A namespace prefix is declared using a special pseudo-attribute within any element start tag, with the form:

xmlns:prefix = “namespace-URI”

This declares a namespace prefix, which can be used for the name of that element, for its attributes, and for any element or attribute name contained in that element. The default namespace, which is used for elements having no prefix (but not for attributes), is similarly declared using a pseudo-attribute:

xmlns = “namespace-URI”

XML Namespaces 1.1 became a Recommendation on February 4, 2004, and the XSLT 2.0 specification makes provision for XSLT processors to work with this version, though it isn't required.
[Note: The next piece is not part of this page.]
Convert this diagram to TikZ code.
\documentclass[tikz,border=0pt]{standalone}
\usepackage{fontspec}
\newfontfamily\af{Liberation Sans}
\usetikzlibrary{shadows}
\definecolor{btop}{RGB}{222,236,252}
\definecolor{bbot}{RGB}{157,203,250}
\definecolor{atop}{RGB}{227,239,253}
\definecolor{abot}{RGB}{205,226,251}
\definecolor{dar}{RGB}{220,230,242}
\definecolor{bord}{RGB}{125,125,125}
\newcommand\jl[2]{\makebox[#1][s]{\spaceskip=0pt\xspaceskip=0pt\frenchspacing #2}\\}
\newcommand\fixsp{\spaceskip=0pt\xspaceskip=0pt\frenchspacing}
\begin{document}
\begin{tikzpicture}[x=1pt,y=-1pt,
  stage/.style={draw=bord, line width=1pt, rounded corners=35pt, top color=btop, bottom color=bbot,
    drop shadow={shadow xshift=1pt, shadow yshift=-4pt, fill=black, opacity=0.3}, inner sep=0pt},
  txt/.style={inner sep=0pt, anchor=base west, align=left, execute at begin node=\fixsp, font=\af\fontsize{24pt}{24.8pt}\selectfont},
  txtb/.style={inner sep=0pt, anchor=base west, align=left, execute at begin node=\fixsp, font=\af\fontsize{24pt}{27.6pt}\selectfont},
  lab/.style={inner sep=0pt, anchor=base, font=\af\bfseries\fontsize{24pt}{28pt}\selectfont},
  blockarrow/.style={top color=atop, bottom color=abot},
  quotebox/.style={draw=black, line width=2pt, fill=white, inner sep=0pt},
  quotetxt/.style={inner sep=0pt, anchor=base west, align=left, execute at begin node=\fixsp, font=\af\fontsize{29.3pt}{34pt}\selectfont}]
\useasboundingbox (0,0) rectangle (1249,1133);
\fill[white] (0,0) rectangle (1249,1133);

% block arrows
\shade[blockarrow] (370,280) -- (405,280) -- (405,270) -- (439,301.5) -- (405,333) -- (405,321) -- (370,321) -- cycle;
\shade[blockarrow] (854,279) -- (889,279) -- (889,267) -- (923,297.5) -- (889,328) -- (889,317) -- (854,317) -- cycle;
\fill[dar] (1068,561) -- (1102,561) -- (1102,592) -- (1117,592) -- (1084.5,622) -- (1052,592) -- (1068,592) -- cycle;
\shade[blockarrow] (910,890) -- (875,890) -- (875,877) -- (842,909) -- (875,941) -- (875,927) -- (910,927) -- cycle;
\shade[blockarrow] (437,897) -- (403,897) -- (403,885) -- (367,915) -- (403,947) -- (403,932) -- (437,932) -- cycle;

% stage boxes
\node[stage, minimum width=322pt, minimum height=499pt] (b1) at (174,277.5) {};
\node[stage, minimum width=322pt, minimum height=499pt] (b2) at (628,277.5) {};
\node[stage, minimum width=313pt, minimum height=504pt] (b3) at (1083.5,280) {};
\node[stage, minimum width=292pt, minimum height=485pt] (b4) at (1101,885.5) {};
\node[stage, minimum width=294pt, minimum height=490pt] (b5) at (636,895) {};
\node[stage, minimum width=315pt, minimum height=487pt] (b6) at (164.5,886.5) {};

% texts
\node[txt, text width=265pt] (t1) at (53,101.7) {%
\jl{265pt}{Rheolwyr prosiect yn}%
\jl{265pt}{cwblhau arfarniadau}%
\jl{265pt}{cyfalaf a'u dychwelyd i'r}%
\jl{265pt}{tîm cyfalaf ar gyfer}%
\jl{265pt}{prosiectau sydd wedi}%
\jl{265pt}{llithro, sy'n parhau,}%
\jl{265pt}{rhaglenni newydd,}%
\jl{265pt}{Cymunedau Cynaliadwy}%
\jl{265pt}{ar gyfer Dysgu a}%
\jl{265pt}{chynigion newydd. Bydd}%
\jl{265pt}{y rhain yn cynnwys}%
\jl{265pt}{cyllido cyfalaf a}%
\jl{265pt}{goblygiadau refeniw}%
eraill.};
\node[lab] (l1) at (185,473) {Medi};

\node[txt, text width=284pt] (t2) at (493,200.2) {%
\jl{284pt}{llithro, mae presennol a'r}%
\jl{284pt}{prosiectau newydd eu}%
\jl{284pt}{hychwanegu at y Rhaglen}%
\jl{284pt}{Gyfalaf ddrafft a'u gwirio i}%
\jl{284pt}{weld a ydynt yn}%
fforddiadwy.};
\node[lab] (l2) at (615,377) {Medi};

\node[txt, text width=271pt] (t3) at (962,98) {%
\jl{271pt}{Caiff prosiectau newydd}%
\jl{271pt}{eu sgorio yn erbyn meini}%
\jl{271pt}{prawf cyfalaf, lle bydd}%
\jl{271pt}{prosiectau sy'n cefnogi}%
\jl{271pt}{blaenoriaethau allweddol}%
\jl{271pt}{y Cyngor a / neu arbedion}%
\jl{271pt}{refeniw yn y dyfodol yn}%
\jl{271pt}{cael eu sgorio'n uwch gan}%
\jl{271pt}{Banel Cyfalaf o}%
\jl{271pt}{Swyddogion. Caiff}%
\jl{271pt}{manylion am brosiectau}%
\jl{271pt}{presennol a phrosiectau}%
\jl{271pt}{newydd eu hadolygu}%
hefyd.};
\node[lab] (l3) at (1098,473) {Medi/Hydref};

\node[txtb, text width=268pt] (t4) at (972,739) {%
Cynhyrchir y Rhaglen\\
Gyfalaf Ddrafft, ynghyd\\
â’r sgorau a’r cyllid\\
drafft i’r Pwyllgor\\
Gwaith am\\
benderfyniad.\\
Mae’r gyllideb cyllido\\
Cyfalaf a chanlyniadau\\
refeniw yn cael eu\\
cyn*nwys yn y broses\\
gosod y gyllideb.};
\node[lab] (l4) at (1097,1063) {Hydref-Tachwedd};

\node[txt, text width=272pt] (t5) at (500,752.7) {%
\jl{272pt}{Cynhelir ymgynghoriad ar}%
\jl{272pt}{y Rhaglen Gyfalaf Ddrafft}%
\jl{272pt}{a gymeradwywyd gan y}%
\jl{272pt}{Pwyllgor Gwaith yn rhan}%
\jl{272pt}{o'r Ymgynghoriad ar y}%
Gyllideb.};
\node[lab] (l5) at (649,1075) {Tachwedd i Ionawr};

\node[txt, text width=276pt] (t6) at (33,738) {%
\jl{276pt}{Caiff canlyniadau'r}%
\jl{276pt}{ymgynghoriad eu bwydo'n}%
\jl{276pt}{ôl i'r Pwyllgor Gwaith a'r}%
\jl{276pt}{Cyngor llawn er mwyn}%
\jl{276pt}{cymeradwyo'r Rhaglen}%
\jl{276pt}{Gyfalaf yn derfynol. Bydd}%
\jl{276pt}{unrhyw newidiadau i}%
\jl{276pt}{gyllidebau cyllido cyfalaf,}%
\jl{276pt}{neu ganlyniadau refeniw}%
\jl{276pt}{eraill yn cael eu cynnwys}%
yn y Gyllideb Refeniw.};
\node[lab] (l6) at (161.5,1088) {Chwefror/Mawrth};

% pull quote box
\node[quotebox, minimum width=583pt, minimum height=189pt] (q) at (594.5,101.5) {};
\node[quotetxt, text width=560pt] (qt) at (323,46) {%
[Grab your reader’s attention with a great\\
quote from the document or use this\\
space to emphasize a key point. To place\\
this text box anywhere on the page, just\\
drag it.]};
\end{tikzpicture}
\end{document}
Apart from the largely cosmetic change from URIs to IRIs mentioned earlier, the main innovation is the ability to undeclare a namespace, using syntax of the form
xmlns:prefix=“”
. This is particularly intended for applications like SOAP messaging, where an XML payload document is wrapped in an XML envelope for transmission. Without namespace undeclarations, there is a tendency for namespaces used in the SOAP envelope to stick to the payload XML when this is removed from the envelope, which can cause problems—for example, it can invalidate a digital signature attached to the document.